Re: [PATCH 2/3] perf/x86/amd/uncore: Dynamically allocate uncore counters

From: Peter Zijlstra
Date: Fri Jan 13 2017 - 03:59:19 EST


On Thu, Jan 12, 2017 at 06:48:40PM -0600, Natarajan, Janakarajan wrote:
>
> On 1/12/2017 3:20 AM, Peter Zijlstra wrote:
> >On Wed, Jan 11, 2017 at 10:02:17AM -0600, Janakarajan Natarajan wrote:
> >>This patch updates the AMD uncore driver to support AMD Family17h
> >>processors. In Family17h, there are two extra last level cache counters.
> >>The counters are, therefore, allocated dynamically based on the family.
> >>
> >>The cpu hotplug up callback function is refactored to better manage
> >>failure conditions.
> >>
> >>Signed-off-by: Janakarajan Natarajan <Janakarajan.Natarajan@xxxxxxx>
> >>---
> >> arch/x86/events/amd/uncore.c | 141 +++++++++++++++++++++++++++++++------------
> >> 1 file changed, 104 insertions(+), 37 deletions(-)
> >>
> >>diff --git a/arch/x86/events/amd/uncore.c b/arch/x86/events/amd/uncore.c
> >>index 24c8537..7ab92f7 100644
> >>--- a/arch/x86/events/amd/uncore.c
> >>+++ b/arch/x86/events/amd/uncore.c
> >>@@ -22,13 +22,16 @@
> >> #define NUM_COUNTERS_NB 4
> >> #define NUM_COUNTERS_L2 4
> >>-#define MAX_COUNTERS NUM_COUNTERS_NB
> >>+#define NUM_COUNTERS_L3 6
> >> #define RDPMC_BASE_NB 6
> >> #define RDPMC_BASE_LLC 10
> >> #define COUNTER_SHIFT 16
> >>+static int num_counters_llc;
> >>+static int num_counters_nb;
> >>+
> >> static HLIST_HEAD(uncore_unused_list);
> >> struct amd_uncore {
> >>@@ -40,7 +43,7 @@ struct amd_uncore {
> >> u32 msr_base;
> >> cpumask_t *active_mask;
> >> struct pmu *pmu;
> >>- struct perf_event *events[MAX_COUNTERS];
> >>+ struct perf_event **events;
> >> struct hlist_node node;
> >> };
> >Why bother with the dynamic allocation crud? Why not simply set
> >MAX_COUNTERS to 6 and be happy?
> My reasoning behind using dynamic allocation was to prevent memory from
> being allocated when not needed on a per cpu basis. If memory isn't a
> consideration, I can send a v2 without the dynamic memory allocation.

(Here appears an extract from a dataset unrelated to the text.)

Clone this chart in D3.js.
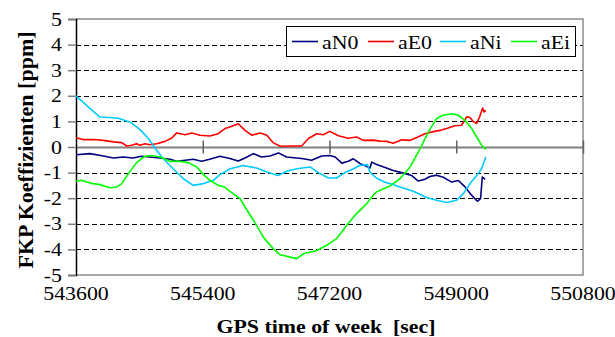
<!DOCTYPE html>
<html>
<head>
<meta charset="utf-8">
<script src="https://cdn.jsdelivr.net/npm/d3@7"></script>
<style>
  body { margin: 0; background: #fff; }
  svg { display: block; }
</style>
</head>
<body>
<svg id="chart" width="615" height="337"></svg>
<script>
// GPS time of week [sec] and FKP coefficients [ppm] per series
const tN0 = [543600,543800,543990,544130,544270,544410,544530,544650,544790,544935,545030,545150,545265,545385,545500,545645,545785,545905,546000,546120,546235,546355,546475,546590,546735,546830,546945,547090,547205,547280,547375,547465,547540,547635,547700,547775,547800,547870,547990,548105,548250,548365,548460,548555,548625,548720,548815,548935,549030,549125,549220,549300,549345,549370,549410];
const aN0 = [-0.30,-0.26,-0.35,-0.43,-0.39,-0.43,-0.36,-0.39,-0.43,-0.48,-0.56,-0.52,-0.48,-0.56,-0.48,-0.36,-0.45,-0.55,-0.43,-0.26,-0.39,-0.35,-0.23,-0.39,-0.43,-0.46,-0.52,-0.35,-0.33,-0.39,-0.63,-0.56,-0.46,-0.65,-0.72,-0.82,-0.59,-0.68,-0.80,-0.92,-1.02,-1.11,-1.33,-1.26,-1.15,-1.10,-1.18,-1.37,-1.31,-1.56,-1.89,-2.12,-2.02,-1.17,-1.26];

const tE0 = [543600,543700,543850,543990,544130,544250,544320,544390,544460,544510,544580,544650,544745,544865,544960,545030,545150,545245,545360,545500,545620,545715,545785,545905,546000,546095,546215,546310,546400,546500,546640,546805,546900,547020,547110,547205,547325,547465,547585,547680,547820,547917,548010,548105,548225,548345,548440,548555,548675,548790,548885,548980,549075,549150,549195,549240,549290,549335,549375,549395,549420];
const aE0 = [0.36,0.29,0.29,0.26,0.20,0.17,0.04,0.07,0.13,0.07,0.13,0.09,0.13,0.22,0.35,0.55,0.48,0.55,0.46,0.43,0.52,0.72,0.78,0.91,0.65,0.46,0.55,0.46,0.17,0.03,0.04,0.04,0.33,0.52,0.48,0.61,0.44,0.34,0.39,0.26,0.27,0.23,0.22,0.15,0.28,0.26,0.37,0.52,0.60,0.66,0.74,0.83,0.85,1.18,1.15,1.00,0.92,1.20,1.52,1.37,1.43];

const tNi = [543600,543700,543800,543940,544080,544200,544370,544510,544630,544730,544840,544990,545125,545265,545410,545550,545645,545790,545975,546165,546310,546470,546590,546735,546925,547040,547185,547300,547420,547540,547630,547740,547770,547870,547990,548060,548200,548390,548580,548720,548865,549005,549100,549195,549290,549360,549420];
const aNi = [2.00,1.75,1.50,1.17,1.15,1.12,0.97,0.68,0.32,-0.08,-0.46,-0.88,-1.24,-1.50,-1.43,-1.30,-1.08,-0.85,-0.72,-0.82,-0.98,-1.11,-0.95,-0.85,-0.78,-1.00,-1.21,-1.21,-1.00,-0.85,-0.72,-0.69,-0.97,-1.22,-1.38,-1.43,-1.56,-1.73,-1.97,-2.08,-2.17,-2.08,-1.82,-1.43,-1.11,-0.85,-0.39];

const tEi = [543600,543680,543800,543940,544080,544180,544250,544345,544460,544580,544675,544795,544935,545075,545195,545315,545410,545500,545620,545700,545787,545930,546045,546165,546260,546400,546500,546735,546830,547020,547160,547300,547445,547585,547730,547800,547870,548060,548200,548345,548485,548605,548720,548815,548935,549030,549125,549220,549290,549360,549420];
const aEi = [-1.34,-1.30,-1.41,-1.47,-1.59,-1.56,-1.43,-1.04,-0.61,-0.36,-0.33,-0.39,-0.56,-0.56,-0.61,-0.78,-1.08,-1.30,-1.50,-1.55,-1.73,-2.02,-2.54,-3.06,-3.52,-3.97,-4.21,-4.36,-4.17,-4.04,-3.84,-3.58,-3.06,-2.60,-2.21,-1.95,-1.75,-1.52,-1.24,-0.78,-0.07,0.59,1.11,1.24,1.30,1.24,1.04,0.72,0.39,0.07,-0.09];

const seriesNames = ["aN0", "aE0", "aNi", "aEi"];
const seriesColors = ["#000080", "#ff0000", "#00ccff", "#00ff00"];
const seriesTimes = [tN0, tE0, tNi, tEi];
const seriesValues = [aN0, aE0, aNi, aEi];

const xTicks = [543600, 545400, 547200, 549000, 550800];
const yTicks = [-5, -4, -3, -2, -1, 0, 1, 2, 3, 4, 5];
const xTitle = "GPS time of week  [sec]";
const yTitle = "FKP Koeffizienten [ppm]";

const FONT = "'Liberation Serif', 'Times New Roman', Times, 'DejaVu Serif', serif";

const svg = d3.select("#chart");
const plot = { left: 76, right: 583, top: 19, bottom: 275 };
const stretch = 1.15;

const x = d3.scaleLinear().domain([543600, 550800]).range([plot.left, plot.right]);
const y = d3.scaleLinear().domain([-5, 5]).range([plot.bottom, plot.top]);

svg.append("rect").attr("width", 615).attr("height", 337).attr("fill", "#fff");

// dashed horizontal gridlines
svg.append("g")
  .selectAll("line")
  .data(yTicks.filter(v => v !== 0 && Math.abs(v) !== 5))
  .join("line")
  .attr("x1", plot.left).attr("x2", plot.right)
  .attr("y1", d => Math.round(y(d)) + 0.5).attr("y2", d => Math.round(y(d)) + 0.5)
  .attr("stroke", "#000").attr("stroke-width", 1)
  .attr("stroke-dasharray", "5,3");

// plot frame (top, right, bottom)
svg.append("path")
  .attr("d", `M${plot.left},${y(5)}H${plot.right}V${y(-5)}H${plot.left}`)
  .attr("fill", "none").attr("stroke", "#8c8c8c").attr("stroke-width", 1.5);

// zero line acting as the x axis, with crossing ticks
const xAxis = d3.axisBottom(x).tickValues(xTicks).tickSize(0).tickFormat("");
const gx = svg.append("g").attr("transform", `translate(0,${y(0)})`).call(xAxis);
gx.select(".domain").attr("stroke", "#808080").attr("stroke-width", 2);
gx.selectAll(".tick").filter(d => d !== 543600).append("line")
  .attr("y1", -6.5).attr("y2", 6.5)
  .attr("stroke", "#606060").attr("stroke-width", 1.5);

// x tick labels under the frame
svg.append("g")
  .selectAll("text")
  .data(xTicks)
  .join("text")
  .attr("transform", d => `translate(${x(d)},300) scale(${stretch},1)`)
  .attr("text-anchor", "middle")
  .attr("font-family", FONT)
  .attr("font-size", 19)
  .attr("fill", "#000")
  .text(d => d3.format("d")(d));

// y axis
const yAxis = d3.axisLeft(y).tickValues(yTicks).tickSize(8).tickFormat("");
const gy = svg.append("g").attr("transform", `translate(${plot.left},0)`).call(yAxis);
gy.select(".domain").attr("stroke", "#000").attr("stroke-width", 1.5);
gy.selectAll(".tick line").attr("stroke", "#808080").attr("stroke-width", 1.5);

svg.append("g")
  .selectAll("text")
  .data(yTicks)
  .join("text")
  .attr("transform", d => `translate(62,${y(d) + 6.5}) scale(${stretch},1)`)
  .attr("text-anchor", "end")
  .attr("font-family", FONT)
  .attr("font-size", 19)
  .attr("fill", "#000")
  .text(d => d);

// series lines
const line = d3.line().x(d => x(d[0])).y(d => y(d[1]));
seriesNames.forEach((name, i) => {
  const pts = seriesTimes[i].map((t, j) => [t, seriesValues[i][j]]);
  svg.append("path")
    .datum(pts)
    .attr("d", line)
    .attr("fill", "none")
    .attr("stroke", seriesColors[i])
    .attr("stroke-width", 1.6)
    .attr("stroke-linejoin", "round");
});

// legend
const legend = svg.append("g");
legend.append("rect")
  .attr("x", 286.5).attr("y", 26.5).attr("width", 289).attr("height", 30)
  .attr("fill", "#fff").attr("stroke", "#000").attr("stroke-width", 1);
const legendX = [292, 368, 440, 511];
seriesNames.forEach((name, i) => {
  legend.append("line")
    .attr("x1", legendX[i]).attr("x2", legendX[i] + 26)
    .attr("y1", 41.5).attr("y2", 41.5)
    .attr("stroke", seriesColors[i]).attr("stroke-width", 1.6);
  legend.append("text")
    .attr("transform", `translate(${legendX[i] + 30},49) scale(${stretch},1)`)
    .attr("font-family", FONT)
    .attr("font-size", 19)
    .attr("fill", "#000")
    .text(name);
});

// axis titles
svg.append("text")
  .attr("transform", `translate(326,333) scale(${stretch},1)`)
  .attr("text-anchor", "middle")
  .attr("font-family", FONT)
  .attr("font-size", 19)
  .attr("font-weight", "bold")
  .attr("xml:space", "preserve")
  .style("white-space", "pre")
  .text(xTitle);

svg.append("text")
  .attr("transform", "translate(33,150) rotate(-90)")
  .attr("text-anchor", "middle")
  .attr("font-family", FONT)
  .attr("font-size", 22)
  .attr("font-weight", "bold")
  .text(yTitle);
</script>
</body>
</html>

Generally a sensible thing to consider, but here we're talking about 16
bytes bytes or so and are adding quite a bit of logic just to save that
on older hardware.

Also, doing that allocation comes at the cost of having to do an extra
pointer dereference every time you use these things.

I'd just keep static sized array and bump the max to 6 and not worry too
much.

(fwiw, the generic x86 cpu pmu does static arrays of 64 entries, even
through there's not a single PMU to actually have that many counters
on).